Below are several entries. Transcribe exactly those lines that fall from the one with "Generate a web" through the one with "const fmt = v", end lines included.

***** Input for this task

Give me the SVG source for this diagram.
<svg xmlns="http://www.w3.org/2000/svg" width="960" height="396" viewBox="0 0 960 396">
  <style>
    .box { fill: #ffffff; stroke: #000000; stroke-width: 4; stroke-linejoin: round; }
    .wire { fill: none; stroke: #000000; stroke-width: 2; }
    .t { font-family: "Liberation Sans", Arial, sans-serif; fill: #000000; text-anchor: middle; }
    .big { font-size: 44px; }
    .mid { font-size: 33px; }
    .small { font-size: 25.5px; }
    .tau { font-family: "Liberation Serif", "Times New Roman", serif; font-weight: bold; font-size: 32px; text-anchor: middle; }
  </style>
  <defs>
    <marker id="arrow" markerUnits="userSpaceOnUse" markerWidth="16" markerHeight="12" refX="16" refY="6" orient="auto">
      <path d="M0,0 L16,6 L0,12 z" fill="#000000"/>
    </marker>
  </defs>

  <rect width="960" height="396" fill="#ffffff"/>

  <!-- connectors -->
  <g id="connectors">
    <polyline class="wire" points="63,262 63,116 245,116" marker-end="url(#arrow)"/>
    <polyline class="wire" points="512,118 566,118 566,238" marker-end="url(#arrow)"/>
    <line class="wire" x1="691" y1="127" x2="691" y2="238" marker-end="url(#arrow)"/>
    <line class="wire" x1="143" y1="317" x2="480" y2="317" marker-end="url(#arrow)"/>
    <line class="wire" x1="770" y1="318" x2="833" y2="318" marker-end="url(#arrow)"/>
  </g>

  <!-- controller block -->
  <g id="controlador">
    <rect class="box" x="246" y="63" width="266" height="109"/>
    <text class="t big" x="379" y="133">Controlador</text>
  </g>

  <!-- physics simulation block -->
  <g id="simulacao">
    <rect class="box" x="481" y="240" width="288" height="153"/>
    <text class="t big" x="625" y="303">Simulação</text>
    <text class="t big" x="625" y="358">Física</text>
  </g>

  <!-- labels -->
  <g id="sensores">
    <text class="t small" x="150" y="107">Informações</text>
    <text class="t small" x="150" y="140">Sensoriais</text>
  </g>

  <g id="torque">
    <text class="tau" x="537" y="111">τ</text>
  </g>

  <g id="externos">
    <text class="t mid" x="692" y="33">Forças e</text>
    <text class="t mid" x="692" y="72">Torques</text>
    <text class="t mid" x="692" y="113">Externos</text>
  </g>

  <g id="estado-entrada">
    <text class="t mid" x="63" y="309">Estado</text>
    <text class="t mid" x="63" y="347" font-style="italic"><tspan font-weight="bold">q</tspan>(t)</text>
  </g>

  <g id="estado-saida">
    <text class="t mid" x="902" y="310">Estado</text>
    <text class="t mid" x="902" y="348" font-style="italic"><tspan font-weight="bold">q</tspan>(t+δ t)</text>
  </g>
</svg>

**********
***** Input for this task

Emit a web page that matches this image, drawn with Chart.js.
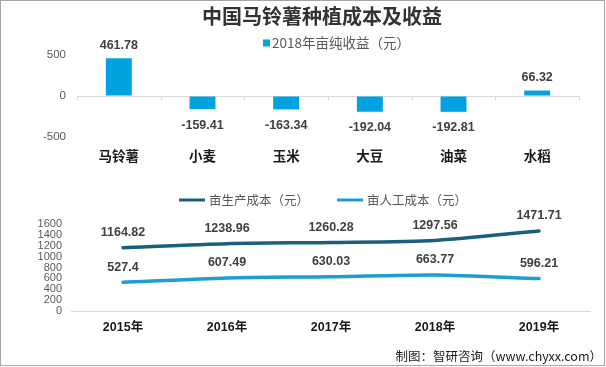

**********
***** Input for this task

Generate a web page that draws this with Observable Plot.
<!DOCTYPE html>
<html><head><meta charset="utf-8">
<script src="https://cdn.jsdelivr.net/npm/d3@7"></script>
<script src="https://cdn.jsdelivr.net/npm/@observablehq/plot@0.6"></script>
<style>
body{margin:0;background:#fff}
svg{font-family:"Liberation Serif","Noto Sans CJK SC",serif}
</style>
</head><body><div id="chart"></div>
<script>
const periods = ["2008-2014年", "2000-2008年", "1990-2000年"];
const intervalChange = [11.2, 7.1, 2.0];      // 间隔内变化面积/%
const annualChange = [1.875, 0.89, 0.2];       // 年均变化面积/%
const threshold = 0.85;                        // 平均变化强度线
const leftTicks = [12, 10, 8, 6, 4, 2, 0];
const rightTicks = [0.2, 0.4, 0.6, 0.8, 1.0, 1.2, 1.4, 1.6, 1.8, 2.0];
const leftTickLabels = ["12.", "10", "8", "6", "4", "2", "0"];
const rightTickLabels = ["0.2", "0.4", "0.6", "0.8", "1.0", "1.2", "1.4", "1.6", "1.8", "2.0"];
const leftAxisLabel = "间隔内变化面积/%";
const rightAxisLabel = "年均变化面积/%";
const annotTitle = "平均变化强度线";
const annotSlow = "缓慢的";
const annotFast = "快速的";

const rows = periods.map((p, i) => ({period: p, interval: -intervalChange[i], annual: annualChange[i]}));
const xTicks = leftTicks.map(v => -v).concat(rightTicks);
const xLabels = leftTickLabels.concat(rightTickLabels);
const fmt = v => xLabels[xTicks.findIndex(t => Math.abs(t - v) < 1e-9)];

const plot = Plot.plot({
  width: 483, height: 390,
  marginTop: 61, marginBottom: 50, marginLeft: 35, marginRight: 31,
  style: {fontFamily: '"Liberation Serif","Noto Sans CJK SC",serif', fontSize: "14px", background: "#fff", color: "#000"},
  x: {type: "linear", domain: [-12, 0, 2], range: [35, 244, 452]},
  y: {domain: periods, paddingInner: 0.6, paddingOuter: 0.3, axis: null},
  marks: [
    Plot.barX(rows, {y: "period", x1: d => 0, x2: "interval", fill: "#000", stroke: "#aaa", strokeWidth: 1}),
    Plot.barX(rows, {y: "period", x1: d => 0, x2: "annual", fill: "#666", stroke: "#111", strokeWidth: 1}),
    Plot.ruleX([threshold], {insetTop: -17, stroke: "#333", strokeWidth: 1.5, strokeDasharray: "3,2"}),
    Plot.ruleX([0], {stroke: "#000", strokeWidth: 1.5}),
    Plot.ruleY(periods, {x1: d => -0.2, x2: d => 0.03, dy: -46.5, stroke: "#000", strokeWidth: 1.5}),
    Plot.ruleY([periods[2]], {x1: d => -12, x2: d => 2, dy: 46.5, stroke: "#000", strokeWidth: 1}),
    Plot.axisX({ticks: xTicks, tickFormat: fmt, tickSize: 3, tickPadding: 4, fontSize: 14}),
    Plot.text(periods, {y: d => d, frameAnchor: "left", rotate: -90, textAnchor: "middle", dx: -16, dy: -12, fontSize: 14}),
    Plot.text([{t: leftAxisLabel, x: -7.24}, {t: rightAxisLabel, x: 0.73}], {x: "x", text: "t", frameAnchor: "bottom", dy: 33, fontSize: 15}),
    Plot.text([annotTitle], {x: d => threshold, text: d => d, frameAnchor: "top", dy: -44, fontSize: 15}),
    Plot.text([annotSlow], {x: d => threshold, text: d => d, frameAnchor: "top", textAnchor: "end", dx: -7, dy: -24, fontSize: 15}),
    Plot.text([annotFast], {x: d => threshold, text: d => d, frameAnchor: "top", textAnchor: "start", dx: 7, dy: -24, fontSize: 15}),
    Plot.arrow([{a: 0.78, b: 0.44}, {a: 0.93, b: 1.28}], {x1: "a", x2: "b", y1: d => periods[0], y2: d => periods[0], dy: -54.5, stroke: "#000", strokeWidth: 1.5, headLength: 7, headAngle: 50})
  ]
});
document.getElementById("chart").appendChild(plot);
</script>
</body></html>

**********

Correct output:
Generate a web page that draws this with Observable Plot.
<!DOCTYPE html>
<html><head><meta charset="utf-8">
<script src="https://cdn.jsdelivr.net/npm/d3@7"></script>
<script src="https://cdn.jsdelivr.net/npm/@observablehq/plot@0.6"></script>
<style>
body{margin:0;background:#fff}
svg{font-family:"Liberation Serif","Noto Sans CJK SC",serif}
</style>
</head><body><div id="chart"></div>
<script>
const periods = ["2008-2014年", "2000-2008年", "1990-2000年"];
const intervalChange = [11.2, 7.1, 2.0];      // 间隔内变化面积/%
const annualChange = [1.875, 0.89, 0.2];       // 年均变化面积/%
const threshold = 0.85;                        // 平均变化强度线
const leftTicks = [12, 10, 8, 6, 4, 2, 0];
const rightTicks = [0.2, 0.4, 0.6, 0.8, 1.0, 1.2, 1.4, 1.6, 1.8, 2.0];
const leftTickLabels = ["12.", "10", "8", "6", "4", "2", "0"];
const rightTickLabels = ["0.2", "0.4", "0.6", "0.8", "1.0", "1.2", "1.4", "1.6", "1.8", "2.0"];
const leftAxisLabel = "间隔内变化面积/%";
const rightAxisLabel = "年均变化面积/%";
const annotTitle = "平均变化强度线";
const annotSlow = "缓慢的";
const annotFast = "快速的";

const rows = periods.map((p, i) => ({period: p, interval: -intervalChange[i], annual: annualChange[i]}));
const xTicks = leftTicks.map(v => -v).concat(rightTicks);
const xLabels = leftTickLabels.concat(rightTickLabels);
const fmt = v => xLabels[xTicks.findIndex(t => Math.abs(t - v) < 1e-9)];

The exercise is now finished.